II. Evidence Concerning Serious Bodily Injury


Indiana Code § 35-42-5-1 provides that robbery resulting in bodily injury to anyone other than the defendant is a class B felony, whereas robbery resulting in serious bodily injury is a class A felony. Serious bodily injury is defined as “bodily injury that creates a substantial risk of death or that causes serious permanent disfigurement, unconsciousness, extreme pain, or permanent or protracted loss or impairment of the function of a bodily member or organ.” Ind. Code Ann. 35-41-1-25 (West 1998). Young argues that Morris did not suffer serious bodily injury, and that his crime was therefore only the class B offense. (Appellant’s Br. at 9.) We disagree.

“Whether bodily injury is ‘serious’ has been held to be a matter of degree and therefore a question reserved for the factfinder.” Hill v. State, 592 N.E.2d 1229, 1231 (Ind. 1992). Here, a 69-year-old victim suffered a fractured ankle and badly lacerated arms and legs as a result of the robbery. (R. at 162-66.) His ankle was placed in an immobilizing split for almost eight weeks. (R. at 256, 260.) He has residual pain and difficulty walking. (R. at 138, 168.)
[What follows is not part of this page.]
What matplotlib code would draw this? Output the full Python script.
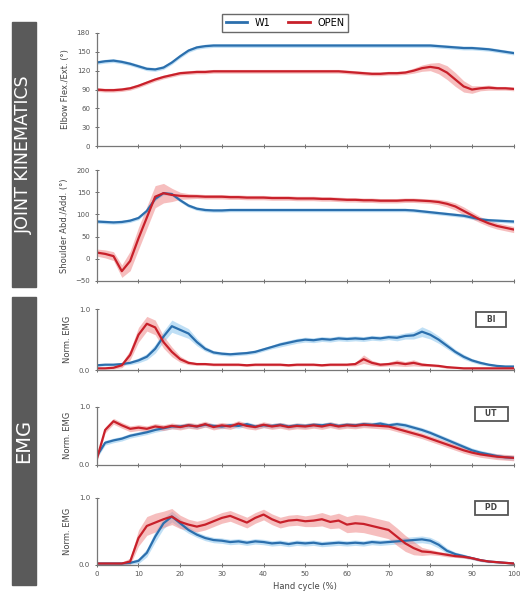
import numpy as np
import matplotlib
matplotlib.use("Agg")
import matplotlib.pyplot as plt
from matplotlib.patches import Rectangle
from matplotlib.lines import Line2D

# hand cycle (%) sampled every 2 %
cycle = np.arange(0, 101, 2)

elbow_w1 = [133,135,136,134,131,127,123,122,125,133, 143,152,157,159,160,160,160,160,160,160,
            160,160,160,160,160,160,160,160,160,160, 160,160,160,160,160,160,160,160,160,160,
            160,159,158,157,156,156,155,154,152,150, 148]
elbow_w1_sd = [3]*51
elbow_open = [90,89,89,90,92,96,101,106,110,113, 116,117,118,118,119,119,119,119,119,119,
              119,119,119,119,119,119,119,119,119,119, 118,117,116,115,115,116,116,117,120,124,
              126,124,117,106,95,90,92,93,92,92, 91]
elbow_open_sd = [3,3,3,3,3,3,3,3,3,3, 3,3,3,3,3,3,3,3,3,3,
                 3,3,3,3,3,3,3,3,3,3, 3,3,3,3,3,3,3,3,4,5,
                 6,9,11,11,9,6,4,4,3,3, 3]

shoulder_w1 = [84,83,82,83,86,92,108,135,148,146, 132,120,113,110,109,109,110,110,110,110,
               110,110,110,110,110,110,110,110,110,110, 110,110,110,110,110,110,110,110,109,107,
               105,103,101,99,97,93,89,87,86,85, 84]
shoulder_w1_sd = [4]*51
shoulder_open = [14,11,6,-28,-5,46,93,140,148,144, 142,141,141,140,140,140,139,139,138,138,
                 138,137,137,137,136,136,136,135,135,134, 133,133,132,132,131,131,131,132,132,131,
                 130,128,124,118,108,98,88,80,74,70, 66]
shoulder_open_sd = [8,9,10,14,22,25,25,25,22,15, 8,6,5,5,5,5,5,5,5,5,
                    5,5,5,5,5,5,5,5,5,5, 5,5,5,5,5,5,5,5,5,5,
                    5,6,7,8,9,8,7,7,7,7, 7]

bi_w1 = [0.08,0.09,0.09,0.10,0.12, 0.16,0.22,0.35,0.55,0.72, 0.66,0.60,0.46,0.35,0.29,
         0.27,0.26,0.27,0.28,0.30, 0.34,0.38,0.42,0.45,0.48, 0.50,0.49,0.51,0.50,0.52,
         0.51,0.52,0.51,0.53,0.52, 0.54,0.53,0.56,0.57,0.63, 0.58,0.50,0.40,0.30,0.22,
         0.16,0.12,0.09,0.07,0.06, 0.06]
bi_w1_sd = [0.02,0.02,0.02,0.02,0.03, 0.04,0.05,0.07,0.09,0.10, 0.09,0.08,0.06,0.04,0.03,
            0.03,0.03,0.03,0.03,0.03, 0.03,0.03,0.04,0.04,0.04, 0.04,0.04,0.04,0.04,0.04,
            0.04,0.04,0.04,0.04,0.04, 0.04,0.05,0.05,0.06,0.08, 0.07,0.06,0.05,0.04,0.04,
            0.03,0.03,0.02,0.02,0.02, 0.02]
bi_open = [0.03,0.03,0.04,0.08,0.25, 0.58,0.76,0.70,0.46,0.30, 0.18,0.12,0.10,0.10,0.09,
           0.09,0.09,0.09,0.08,0.09, 0.09,0.09,0.09,0.08,0.09, 0.09,0.09,0.08,0.09,0.09,
           0.09,0.10,0.18,0.12,0.09, 0.10,0.12,0.10,0.12,0.09, 0.08,0.07,0.05,0.04,0.03,
           0.03,0.03,0.03,0.03,0.03, 0.03]
bi_open_sd = [0.01,0.01,0.02,0.04,0.08, 0.12,0.12,0.12,0.10,0.08, 0.05,0.03,0.02,0.02,0.02,
              0.02,0.02,0.02,0.02,0.02, 0.02,0.02,0.02,0.02,0.02, 0.02,0.02,0.02,0.02,0.02,
              0.02,0.03,0.07,0.04,0.03, 0.03,0.05,0.04,0.05,0.03, 0.02,0.02,0.02,0.01,0.01,
              0.01,0.01,0.01,0.01,0.01, 0.01]

ut_w1 = [0.15,0.38,0.42,0.45,0.50, 0.53,0.56,0.60,0.63,0.66, 0.66,0.68,0.66,0.69,0.67,
         0.66,0.68,0.67,0.70,0.66, 0.68,0.67,0.69,0.66,0.68, 0.67,0.69,0.68,0.70,0.67,
         0.69,0.68,0.70,0.69,0.71, 0.68,0.70,0.68,0.64,0.60, 0.55,0.49,0.43,0.37,0.31,
         0.25,0.21,0.18,0.15,0.13, 0.12]
ut_w1_sd = [0.04]*51
ut_open = [0.10,0.60,0.75,0.68,0.62, 0.64,0.62,0.66,0.64,0.67, 0.65,0.68,0.66,0.70,0.65,
           0.68,0.66,0.71,0.67,0.65, 0.69,0.66,0.68,0.65,0.67, 0.66,0.68,0.66,0.69,0.66,
           0.68,0.67,0.69,0.68,0.67, 0.66,0.62,0.58,0.54,0.50, 0.45,0.40,0.35,0.30,0.25,
           0.21,0.18,0.16,0.14,0.13, 0.12]
ut_open_sd = [0.05]*51

pd_w1 = [0.02,0.02,0.02,0.02,0.03, 0.06,0.18,0.42,0.62,0.72, 0.62,0.52,0.45,0.40,0.37,
         0.36,0.34,0.35,0.33,0.35, 0.34,0.32,0.33,0.31,0.33, 0.32,0.33,0.31,0.32,0.33,
         0.32,0.33,0.32,0.34,0.33, 0.34,0.35,0.36,0.37,0.38, 0.36,0.30,0.21,0.16,0.13,
         0.10,0.07,0.05,0.04,0.03, 0.02]
pd_w1_sd = [0.01,0.01,0.01,0.01,0.02, 0.04,0.06,0.08,0.08,0.08, 0.07,0.05,0.04,0.04,0.04,
            0.04,0.04,0.04,0.04,0.04, 0.04,0.04,0.04,0.04,0.04, 0.04,0.04,0.04,0.04,0.04,
            0.04,0.04,0.04,0.04,0.04, 0.04,0.04,0.05,0.05,0.05, 0.05,0.05,0.04,0.03,0.03,
            0.02,0.02,0.02,0.01,0.01, 0.01]
pd_open = [0.02,0.02,0.02,0.02,0.05, 0.40,0.58,0.63,0.68,0.72, 0.64,0.60,0.57,0.60,0.65,
           0.70,0.73,0.68,0.63,0.70, 0.75,0.68,0.63,0.66,0.67, 0.65,0.66,0.68,0.64,0.66,
           0.60,0.62,0.61,0.58,0.55, 0.52,0.42,0.32,0.25,0.20, 0.19,0.17,0.15,0.13,0.12,
           0.10,0.07,0.05,0.04,0.03, 0.02]
pd_open_sd = [0.01,0.01,0.01,0.02,0.05, 0.12,0.14,0.14,0.12,0.12, 0.10,0.08,0.08,0.08,0.08,
              0.08,0.08,0.08,0.08,0.08, 0.08,0.08,0.08,0.08,0.08, 0.08,0.09,0.10,0.10,0.11,
              0.12,0.13,0.13,0.13,0.13, 0.13,0.13,0.12,0.10,0.06, 0.04,0.03,0.03,0.02,0.02,
              0.02,0.02,0.01,0.01,0.01, 0.01]

BLUE = "#2b6fad"
RED = "#c8202a"
BLUE_BAND = "#8cc6ee"
RED_BAND = "#ef8a8a"

fig = plt.figure(figsize=(5.29, 5.99), dpi=100)

# [left, bottom, width, height], ylim, yticks, ylabel, muscle tag
panels = [
    ([0.183, 0.756, 0.788, 0.189], (0, 180), [0, 30, 60, 90, 120, 150, 180],
     "Elbow Flex./Ext. (°)", None, elbow_w1, elbow_w1_sd, elbow_open, elbow_open_sd),
    ([0.183, 0.531, 0.788, 0.185], (-50, 200), [-50, 0, 50, 100, 150, 200],
     "Shoulder Abd./Add. (°)", None, shoulder_w1, shoulder_w1_sd, shoulder_open, shoulder_open_sd),
    ([0.183, 0.382, 0.788, 0.102], (0, 1.0), [0.0, 1.0],
     "Norm. EMG", ("BI", 0.83), bi_w1, bi_w1_sd, bi_open, bi_open_sd),
    ([0.183, 0.224, 0.788, 0.097], (0, 1.0), [0.0, 1.0],
     "Norm. EMG", ("UT", 0.88), ut_w1, ut_w1_sd, ut_open, ut_open_sd),
    ([0.183, 0.057, 0.788, 0.112], (0, 1.0), [0.0, 1.0],
     "Norm. EMG", ("PD", 0.85), pd_w1, pd_w1_sd, pd_open, pd_open_sd),
]

axes = []
for i, (rect, ylim, yt, ylab, tag, w1, w1sd, op, opsd) in enumerate(panels):
    ax = fig.add_axes(rect)
    w1 = np.array(w1); w1sd = np.array(w1sd)
    op = np.array(op); opsd = np.array(opsd)
    ax.fill_between(cycle, w1 - w1sd, w1 + w1sd, color=BLUE_BAND, alpha=0.55, lw=0)
    ax.fill_between(cycle, op - opsd, op + opsd, color=RED_BAND, alpha=0.55, lw=0)
    ax.plot(cycle, w1, color=BLUE, lw=1.6)
    ax.plot(cycle, op, color=RED, lw=1.6)
    ax.set_xlim(0, 100)
    ax.set_ylim(*ylim)
    ax.set_yticks(yt)
    if ylim[1] == 1.0:
        ax.set_yticklabels(["0.0", "1.0"])
    ax.set_xticks(range(0, 101, 10))
    for s in ["top", "right"]:
        ax.spines[s].set_visible(False)
    for s in ["left", "bottom"]:
        ax.spines[s].set_color("#777777")
        ax.spines[s].set_linewidth(0.9)
    ax.tick_params(axis="both", labelsize=5, colors="#555555", length=2.5, width=0.6, direction="inout")
    ax.set_ylabel(ylab, fontsize=6, color="#444444", labelpad=5)
    if i < len(panels) - 1:
        ax.tick_params(axis="x", labelbottom=False)
    else:
        ax.set_xlabel("Hand cycle (%)", fontsize=6, color="#444444", labelpad=3)
    if tag is not None:
        ax.text(0.946, tag[1], "   " + tag[0] + "   ", transform=ax.transAxes, fontsize=5.5,
                fontweight="bold", color="#444444", ha="center", va="center",
                bbox=dict(boxstyle="square,pad=0.35", fc="white", ec="#555555", lw=1.3))
    axes.append(ax)

# side bars
fig.patches.append(Rectangle((0.0227, 0.521), 0.0453, 0.442, transform=fig.transFigure,
                             color="#5a5a5a", zorder=0))
fig.text(0.0453, 0.742, "JOINT KINEMATICS", rotation=90, color="white", fontsize=12.5,
         ha="center", va="center")
fig.patches.append(Rectangle((0.0227, 0.023), 0.0453, 0.481, transform=fig.transFigure,
                             color="#5a5a5a", zorder=0))
fig.text(0.0453, 0.2635, "EMG", rotation=90, color="white", fontsize=14,
         ha="center", va="center")

handles = [Line2D([0], [0], color=BLUE, lw=2), Line2D([0], [0], color=RED, lw=2)]
fig.legend(handles, ["W1", "OPEN"], loc="upper center", bbox_to_anchor=(0.539, 0.985),
           ncol=2, fontsize=7, frameon=True, fancybox=False, edgecolor="#444444",
           handlelength=2.2, columnspacing=1.8, borderpad=0.4)

fig.savefig("out.png", dpi=100)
This is substantial probative evidence from which the factfinder could reasonably find serious bodily injury beyond a reasonable doubt. See, e.g., Hill, 592 N.E.2d at 1231 (victim’s leg in splint for five weeks, missing work for four weeks amounted to serious bodily injury); Hawkins v. State, 514 N.E.2d 1255, 1256 (Ind. 1987) (67-year-old victim’s broken arm, significant pain, and residual soreness amounted to serious bodily injury).
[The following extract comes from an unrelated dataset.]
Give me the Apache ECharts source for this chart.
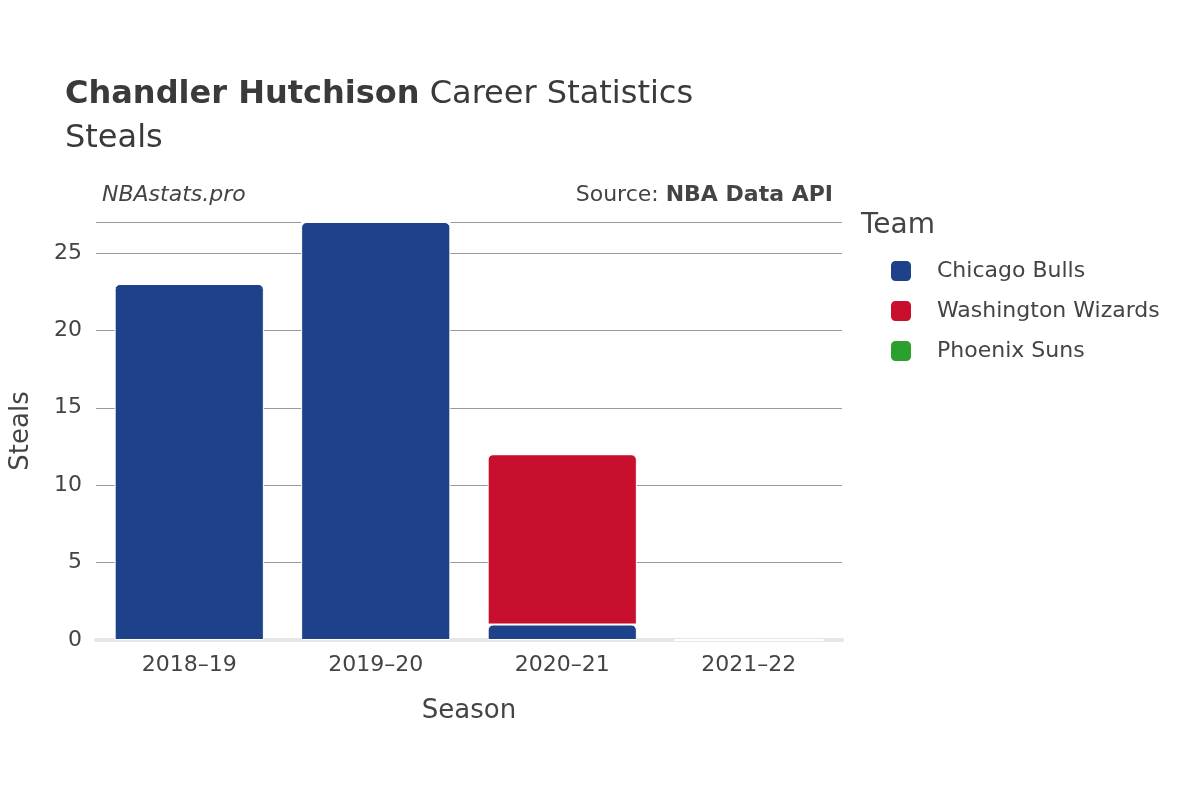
<!DOCTYPE html>
<html><head><meta charset="utf-8">
<script src="https://cdn.jsdelivr.net/npm/echarts@6/dist/echarts.min.js"></script>
<style>html,body{margin:0;padding:0;background:#fff}#c{width:1200px;height:800px}</style>
</head><body><div id="c"></div>
<script>
const seasons = ["2018–19","2019–20","2020–21","2021–22"];
const teams = ["Chicago Bulls","Washington Wizards","Phoenix Suns"];
const colors = ["#1d428a","#c8102e","#2ca02c"];
const bulls = [23,27,1,0];
const wizards = [0,0,11,0];
const suns = [0,0,0,0];
const yTicks = [0,5,10,15,20,25];
const vals = [bulls,wizards,suns];
const F = "DejaVu Sans";
const chart = echarts.init(document.getElementById('c'));
chart.setOption({
  textStyle:{fontFamily:F},
  title:[
    {text:"{b|Chandler Hutchison} Career Statistics\nSteals",left:60,top:68,
     textStyle:{fontFamily:F,fontSize:32,color:"#3a3a3a",fontWeight:"normal",lineHeight:44,
       rich:{b:{fontFamily:F,fontSize:32,fontWeight:"bold",color:"#3a3a3a"}}}},
    {text:"NBAstats.pro",left:97,top:179,textStyle:{fontFamily:F,fontSize:22,fontStyle:"italic",fontWeight:"normal",color:"#444"}},
    {text:"Source: {b|NBA Data API}",right:362,top:179,textStyle:{fontFamily:F,fontSize:22,fontWeight:"normal",color:"#444",
       rich:{b:{fontFamily:F,fontSize:22,fontWeight:"bold",color:"#444"}}}}
  ],
  legend:{orient:"vertical",left:884,top:254,itemWidth:22,itemHeight:22,itemGap:16,icon:"roundRect",
    textStyle:{fontFamily:F,fontSize:22,color:"#444",padding:[0,0,0,20]},data:teams},
  graphic:[{type:"text",left:861,top:212,style:{text:"Team",font:"28px DejaVu Sans",fill:"#444"}}],
  grid:{left:95,right:358,top:222,bottom:160,containLabel:false},
  xAxis:{type:"category",data:seasons,name:"Season",nameLocation:"middle",nameGap:58,
    nameTextStyle:{fontFamily:F,fontSize:26,color:"#444"},
    axisLine:{show:true,lineStyle:{color:"#e6e6e6",width:4}},axisTick:{show:false},
    axisLabel:{fontFamily:F,fontSize:22,color:"#444",margin:14}},
  yAxis:{type:"value",min:0,max:27,interval:5,name:"Steals",nameLocation:"middle",nameGap:62,
    nameTextStyle:{fontFamily:F,fontSize:26,color:"#444"},
    axisLabel:{fontFamily:F,fontSize:22,color:"#444",margin:14,formatter:v=>yTicks.includes(v)?v:""},
    splitLine:{lineStyle:{color:"#999",width:1}},axisLine:{show:false},axisTick:{show:false}},
  series:teams.map((t,i)=>({name:t,type:"bar",stack:"s",data:vals[i],barCategoryGap:"20%",
    itemStyle:{color:colors[i],borderRadius:i===0?[5,5,0,0]:[5,5,0,0],borderColor:"#fff",borderWidth:1}}))
});
</script></body></html>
III. Proportionality of Sentence


Finally, Young argues that his sixty-year sentence is unconstitutionally disproportionate to the nature of the offense, in violation of Article I, section 16 of the Indiana Constitution.

    The Indiana Constitution demands that penalties be proportionate to the nature of the offense. Ind. Const. Art. I, § 16. “Much of the recent case law interpreting Section 16 involves challenges to sentences enhanced according to the habitual offender statute.” Conner v. State, 626 N.E.2d 803, 806 (Ind. 1993) (citations omitted). In analyzing a disproportionality claim concerning an habitual offender enhancement, we inquire into both the nature and gravity of the present crime as well as the nature of the predicate felonies. Mills v. State, 512 N.E.2d 846 (Ind. 1987); Taylor v. State, 511 N.E.2d 1036 (Ind. 1987)).

The present crime is serious in nature. Young used force to escape with the wallet, which resulted in serious bodily injury to an elderly victim. The predicate felonies are similarly weighty. The State points out that Young has been arrested thirty-eight times, sixteen of which were for felony offenses, and convicted nineteen times, six of which were for felony offenses. (Appellee’s Br. at 7 (citing R. at 89).) Relying on the gravity of the present offense and the severity and numerosity of the predicate offenses, we affirm Young’s sentence.


Conclusion


Accordingly, we affirm the conviction and sentence.

Dickson, Sullivan, Boehm, and Rucker, JJ., concur.    


Footnote: Young draws our attention to a single case to the contrary, decided in 1878. Shinn v. State, 64 Ind. 13 (1878). In that case, two con men engaged their mark in a lengthy set-up, then snatched money from his hand and attempted to flee. The victim grabbed the perpetrator who was holding the money, and the three scuffled. While one of the wrongdoers managed to run off, the other, Shinn, was apparently apprehended. This Court reversed, saying: “The taking must not precede the violence or putting in fear.” Id. at 17. The Shinn opinion is good reading, but we think it has long since been effectively overruled.